Written task:
Copy every line of the records below that holds the word "matplotlib".

Provided data:
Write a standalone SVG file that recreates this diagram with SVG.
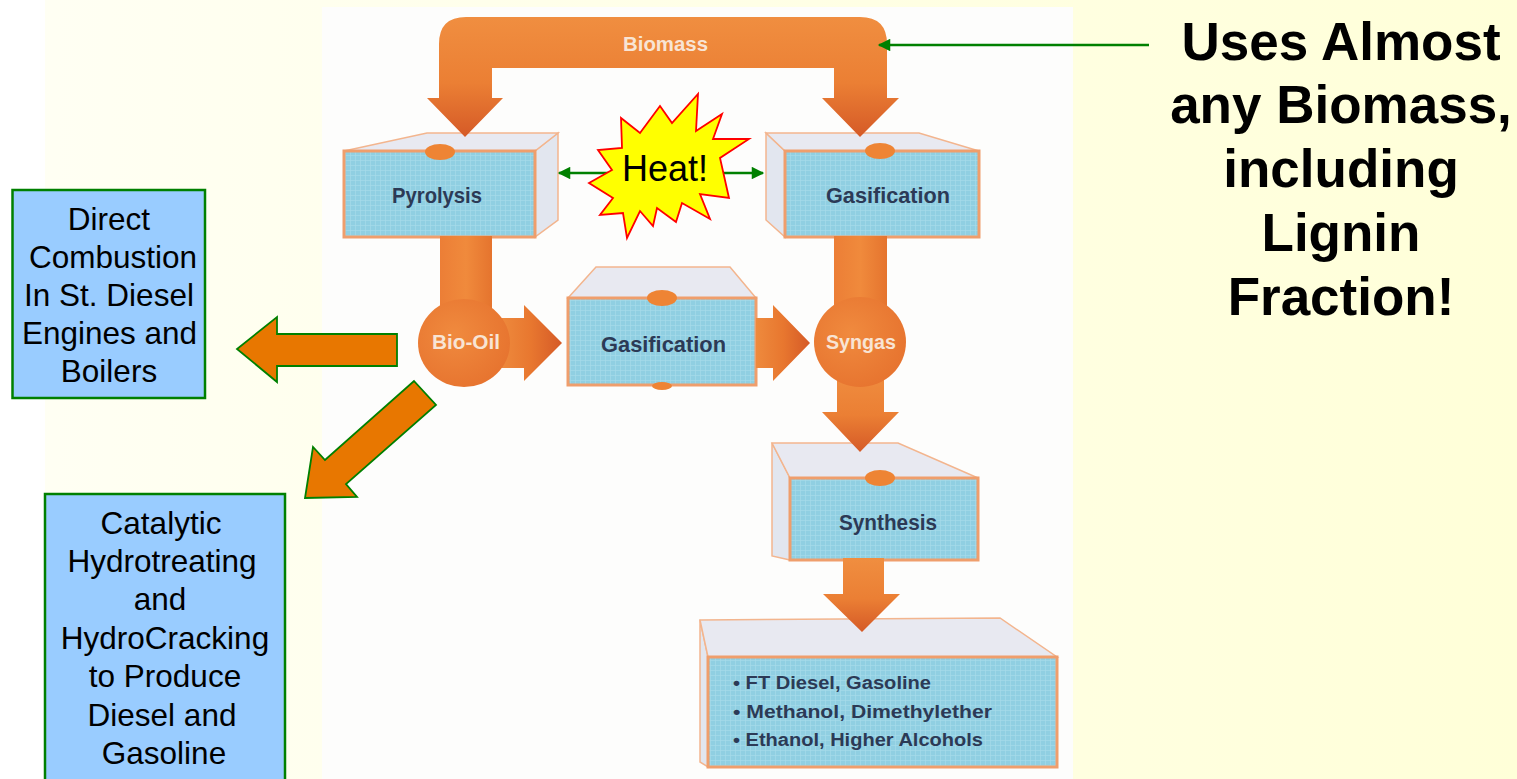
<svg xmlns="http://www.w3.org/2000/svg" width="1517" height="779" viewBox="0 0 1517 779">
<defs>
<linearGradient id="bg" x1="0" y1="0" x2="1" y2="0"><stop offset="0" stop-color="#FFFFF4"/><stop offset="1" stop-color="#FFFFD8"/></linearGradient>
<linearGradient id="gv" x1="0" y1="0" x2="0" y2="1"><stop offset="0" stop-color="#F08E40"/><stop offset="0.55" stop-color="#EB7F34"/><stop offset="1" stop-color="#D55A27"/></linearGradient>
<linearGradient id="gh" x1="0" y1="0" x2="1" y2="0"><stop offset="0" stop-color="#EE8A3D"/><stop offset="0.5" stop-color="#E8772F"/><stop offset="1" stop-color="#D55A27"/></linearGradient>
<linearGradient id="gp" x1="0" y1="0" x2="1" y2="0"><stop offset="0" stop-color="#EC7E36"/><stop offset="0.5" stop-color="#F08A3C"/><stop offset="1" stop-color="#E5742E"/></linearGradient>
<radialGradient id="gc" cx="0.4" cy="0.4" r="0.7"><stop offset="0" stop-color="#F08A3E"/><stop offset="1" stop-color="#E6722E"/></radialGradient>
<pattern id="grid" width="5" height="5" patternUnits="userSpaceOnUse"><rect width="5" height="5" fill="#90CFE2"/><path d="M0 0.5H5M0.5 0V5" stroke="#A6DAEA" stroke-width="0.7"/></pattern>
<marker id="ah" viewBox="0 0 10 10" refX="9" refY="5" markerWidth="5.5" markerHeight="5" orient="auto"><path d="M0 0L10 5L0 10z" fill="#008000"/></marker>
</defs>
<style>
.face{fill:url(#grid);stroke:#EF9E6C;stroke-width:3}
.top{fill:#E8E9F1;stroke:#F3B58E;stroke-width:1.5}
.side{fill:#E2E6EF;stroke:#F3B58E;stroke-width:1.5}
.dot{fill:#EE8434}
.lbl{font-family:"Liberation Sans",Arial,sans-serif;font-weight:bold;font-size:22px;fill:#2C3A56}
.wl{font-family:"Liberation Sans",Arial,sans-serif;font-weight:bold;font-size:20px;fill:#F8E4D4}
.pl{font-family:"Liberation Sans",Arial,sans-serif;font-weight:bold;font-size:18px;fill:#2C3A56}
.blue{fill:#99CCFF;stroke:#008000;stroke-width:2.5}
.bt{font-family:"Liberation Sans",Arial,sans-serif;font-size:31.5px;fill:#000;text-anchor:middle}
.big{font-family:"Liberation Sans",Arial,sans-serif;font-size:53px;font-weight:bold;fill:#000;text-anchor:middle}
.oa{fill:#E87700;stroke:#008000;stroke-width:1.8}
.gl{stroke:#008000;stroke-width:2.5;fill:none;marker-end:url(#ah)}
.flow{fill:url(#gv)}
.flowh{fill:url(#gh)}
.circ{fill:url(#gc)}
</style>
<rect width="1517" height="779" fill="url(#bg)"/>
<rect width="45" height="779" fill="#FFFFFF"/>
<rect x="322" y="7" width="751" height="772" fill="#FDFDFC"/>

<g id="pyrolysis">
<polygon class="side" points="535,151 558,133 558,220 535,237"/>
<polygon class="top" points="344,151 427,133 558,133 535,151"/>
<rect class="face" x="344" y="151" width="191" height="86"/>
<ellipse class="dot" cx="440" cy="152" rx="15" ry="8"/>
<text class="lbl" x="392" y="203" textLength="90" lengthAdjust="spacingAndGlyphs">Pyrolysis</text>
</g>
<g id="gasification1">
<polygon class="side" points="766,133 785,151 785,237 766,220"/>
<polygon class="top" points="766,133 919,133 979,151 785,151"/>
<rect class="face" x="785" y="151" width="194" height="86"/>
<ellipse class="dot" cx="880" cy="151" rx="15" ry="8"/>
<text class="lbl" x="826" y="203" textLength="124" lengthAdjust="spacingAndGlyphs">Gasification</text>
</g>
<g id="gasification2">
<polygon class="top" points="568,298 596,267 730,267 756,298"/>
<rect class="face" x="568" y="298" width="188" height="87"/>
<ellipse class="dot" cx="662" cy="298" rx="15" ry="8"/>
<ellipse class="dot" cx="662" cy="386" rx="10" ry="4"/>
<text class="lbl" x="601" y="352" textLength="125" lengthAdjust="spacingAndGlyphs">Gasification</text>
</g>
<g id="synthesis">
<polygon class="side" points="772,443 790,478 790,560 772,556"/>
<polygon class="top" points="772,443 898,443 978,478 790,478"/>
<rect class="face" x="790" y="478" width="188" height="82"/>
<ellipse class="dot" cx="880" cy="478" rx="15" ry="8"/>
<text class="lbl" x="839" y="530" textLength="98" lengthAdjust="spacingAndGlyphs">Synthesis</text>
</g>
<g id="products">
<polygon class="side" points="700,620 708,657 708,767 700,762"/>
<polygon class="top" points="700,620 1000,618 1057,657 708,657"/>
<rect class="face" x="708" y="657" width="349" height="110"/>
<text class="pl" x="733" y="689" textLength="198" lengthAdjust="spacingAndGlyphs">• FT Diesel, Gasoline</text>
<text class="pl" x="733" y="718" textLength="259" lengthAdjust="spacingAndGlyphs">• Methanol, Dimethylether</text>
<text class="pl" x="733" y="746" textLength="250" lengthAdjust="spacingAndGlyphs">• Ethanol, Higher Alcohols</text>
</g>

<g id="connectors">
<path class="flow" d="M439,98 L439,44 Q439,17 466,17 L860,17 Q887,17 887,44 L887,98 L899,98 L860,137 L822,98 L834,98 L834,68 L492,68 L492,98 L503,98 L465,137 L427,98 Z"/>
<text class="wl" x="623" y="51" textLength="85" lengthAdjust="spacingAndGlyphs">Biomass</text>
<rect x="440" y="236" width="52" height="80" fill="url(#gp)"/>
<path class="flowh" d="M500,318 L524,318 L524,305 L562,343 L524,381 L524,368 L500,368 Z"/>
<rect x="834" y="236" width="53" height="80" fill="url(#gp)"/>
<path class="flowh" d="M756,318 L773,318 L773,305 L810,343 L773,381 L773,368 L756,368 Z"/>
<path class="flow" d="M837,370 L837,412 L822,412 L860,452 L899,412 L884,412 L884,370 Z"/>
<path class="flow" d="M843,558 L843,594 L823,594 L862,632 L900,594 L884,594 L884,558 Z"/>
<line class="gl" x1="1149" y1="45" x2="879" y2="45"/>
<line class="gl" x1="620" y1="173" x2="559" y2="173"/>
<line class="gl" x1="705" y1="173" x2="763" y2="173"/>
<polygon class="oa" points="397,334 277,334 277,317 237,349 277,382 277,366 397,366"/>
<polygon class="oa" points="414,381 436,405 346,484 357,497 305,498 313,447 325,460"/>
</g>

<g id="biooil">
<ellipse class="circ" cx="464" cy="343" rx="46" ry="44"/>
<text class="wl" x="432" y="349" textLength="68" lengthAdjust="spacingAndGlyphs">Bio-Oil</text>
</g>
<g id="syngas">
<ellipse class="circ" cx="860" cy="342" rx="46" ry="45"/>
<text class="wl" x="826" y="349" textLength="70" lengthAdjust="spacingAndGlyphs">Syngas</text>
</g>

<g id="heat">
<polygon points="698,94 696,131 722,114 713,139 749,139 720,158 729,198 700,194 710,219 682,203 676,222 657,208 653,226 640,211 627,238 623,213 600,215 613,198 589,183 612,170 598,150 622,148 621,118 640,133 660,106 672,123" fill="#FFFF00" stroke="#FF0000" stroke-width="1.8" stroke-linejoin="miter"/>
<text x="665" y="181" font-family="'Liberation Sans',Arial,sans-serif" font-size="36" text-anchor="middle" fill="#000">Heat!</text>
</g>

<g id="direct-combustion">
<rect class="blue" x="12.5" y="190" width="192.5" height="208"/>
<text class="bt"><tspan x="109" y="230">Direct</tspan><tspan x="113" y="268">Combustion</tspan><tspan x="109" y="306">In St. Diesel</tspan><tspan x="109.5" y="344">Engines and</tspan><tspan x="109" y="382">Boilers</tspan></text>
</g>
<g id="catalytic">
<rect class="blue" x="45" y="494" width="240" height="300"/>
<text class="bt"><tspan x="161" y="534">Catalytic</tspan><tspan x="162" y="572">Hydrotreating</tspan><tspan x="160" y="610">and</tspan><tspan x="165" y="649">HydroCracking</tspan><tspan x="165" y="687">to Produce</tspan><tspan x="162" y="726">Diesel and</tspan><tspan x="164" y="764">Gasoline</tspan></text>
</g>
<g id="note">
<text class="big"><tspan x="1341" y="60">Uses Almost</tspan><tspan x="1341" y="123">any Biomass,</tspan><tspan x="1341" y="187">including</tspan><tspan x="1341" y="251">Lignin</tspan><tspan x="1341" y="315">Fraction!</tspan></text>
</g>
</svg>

--

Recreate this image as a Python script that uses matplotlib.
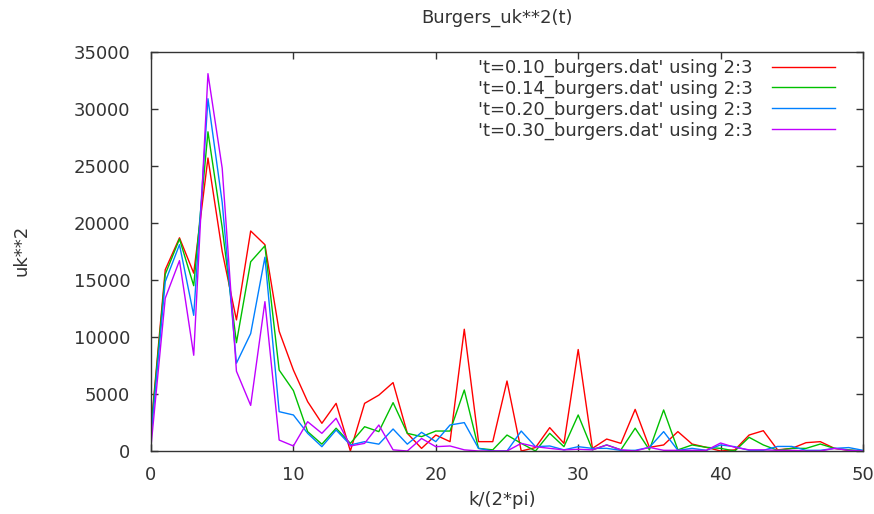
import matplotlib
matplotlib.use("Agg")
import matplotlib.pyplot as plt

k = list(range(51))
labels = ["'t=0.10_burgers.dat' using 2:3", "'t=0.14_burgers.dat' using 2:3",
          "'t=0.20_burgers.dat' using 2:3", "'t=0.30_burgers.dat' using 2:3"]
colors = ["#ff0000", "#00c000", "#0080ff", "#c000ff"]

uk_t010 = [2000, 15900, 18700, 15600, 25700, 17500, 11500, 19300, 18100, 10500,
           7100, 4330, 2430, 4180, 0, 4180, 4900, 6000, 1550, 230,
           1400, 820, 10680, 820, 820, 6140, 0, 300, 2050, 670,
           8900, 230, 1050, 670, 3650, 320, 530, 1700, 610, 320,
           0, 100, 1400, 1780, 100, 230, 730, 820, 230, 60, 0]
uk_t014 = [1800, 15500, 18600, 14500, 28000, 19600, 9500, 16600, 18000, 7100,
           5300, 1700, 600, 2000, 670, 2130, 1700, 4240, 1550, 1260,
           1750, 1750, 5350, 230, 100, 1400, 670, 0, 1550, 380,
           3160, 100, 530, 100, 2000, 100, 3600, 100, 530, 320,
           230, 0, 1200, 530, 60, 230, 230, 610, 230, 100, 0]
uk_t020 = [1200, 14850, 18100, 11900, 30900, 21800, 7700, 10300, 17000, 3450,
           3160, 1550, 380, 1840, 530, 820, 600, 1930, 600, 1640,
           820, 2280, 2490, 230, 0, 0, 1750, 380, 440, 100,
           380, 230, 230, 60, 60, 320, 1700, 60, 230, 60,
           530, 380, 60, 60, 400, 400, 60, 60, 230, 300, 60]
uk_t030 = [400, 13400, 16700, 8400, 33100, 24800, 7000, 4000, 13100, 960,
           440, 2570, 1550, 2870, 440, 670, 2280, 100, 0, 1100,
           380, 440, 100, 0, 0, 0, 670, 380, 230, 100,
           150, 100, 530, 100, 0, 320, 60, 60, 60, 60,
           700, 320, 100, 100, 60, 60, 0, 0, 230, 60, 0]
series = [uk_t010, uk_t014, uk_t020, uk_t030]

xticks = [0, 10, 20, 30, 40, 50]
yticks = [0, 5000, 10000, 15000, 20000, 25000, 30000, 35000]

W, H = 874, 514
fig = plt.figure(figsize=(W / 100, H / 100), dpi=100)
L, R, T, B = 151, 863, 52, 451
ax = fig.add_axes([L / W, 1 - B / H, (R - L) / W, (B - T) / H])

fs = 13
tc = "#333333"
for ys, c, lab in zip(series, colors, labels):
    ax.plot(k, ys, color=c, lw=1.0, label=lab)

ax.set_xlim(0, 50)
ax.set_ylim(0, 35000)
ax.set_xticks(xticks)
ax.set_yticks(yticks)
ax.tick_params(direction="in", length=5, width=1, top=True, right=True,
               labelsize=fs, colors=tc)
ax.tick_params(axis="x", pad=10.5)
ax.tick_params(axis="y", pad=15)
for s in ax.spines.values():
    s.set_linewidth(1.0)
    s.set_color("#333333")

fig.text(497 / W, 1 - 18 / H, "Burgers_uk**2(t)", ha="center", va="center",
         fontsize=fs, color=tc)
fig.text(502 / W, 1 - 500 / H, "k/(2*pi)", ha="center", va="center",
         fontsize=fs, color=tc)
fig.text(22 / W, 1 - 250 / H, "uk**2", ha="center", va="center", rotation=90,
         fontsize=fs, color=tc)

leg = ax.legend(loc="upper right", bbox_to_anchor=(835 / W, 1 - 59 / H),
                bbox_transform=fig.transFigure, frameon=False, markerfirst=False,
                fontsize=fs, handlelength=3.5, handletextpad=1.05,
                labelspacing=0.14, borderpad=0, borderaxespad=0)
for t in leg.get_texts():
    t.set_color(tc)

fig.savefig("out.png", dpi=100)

Response to this task:
Recreate this image as a Python script that uses matplotlib.
import matplotlib
matplotlib.use("Agg")
import matplotlib.pyplot as plt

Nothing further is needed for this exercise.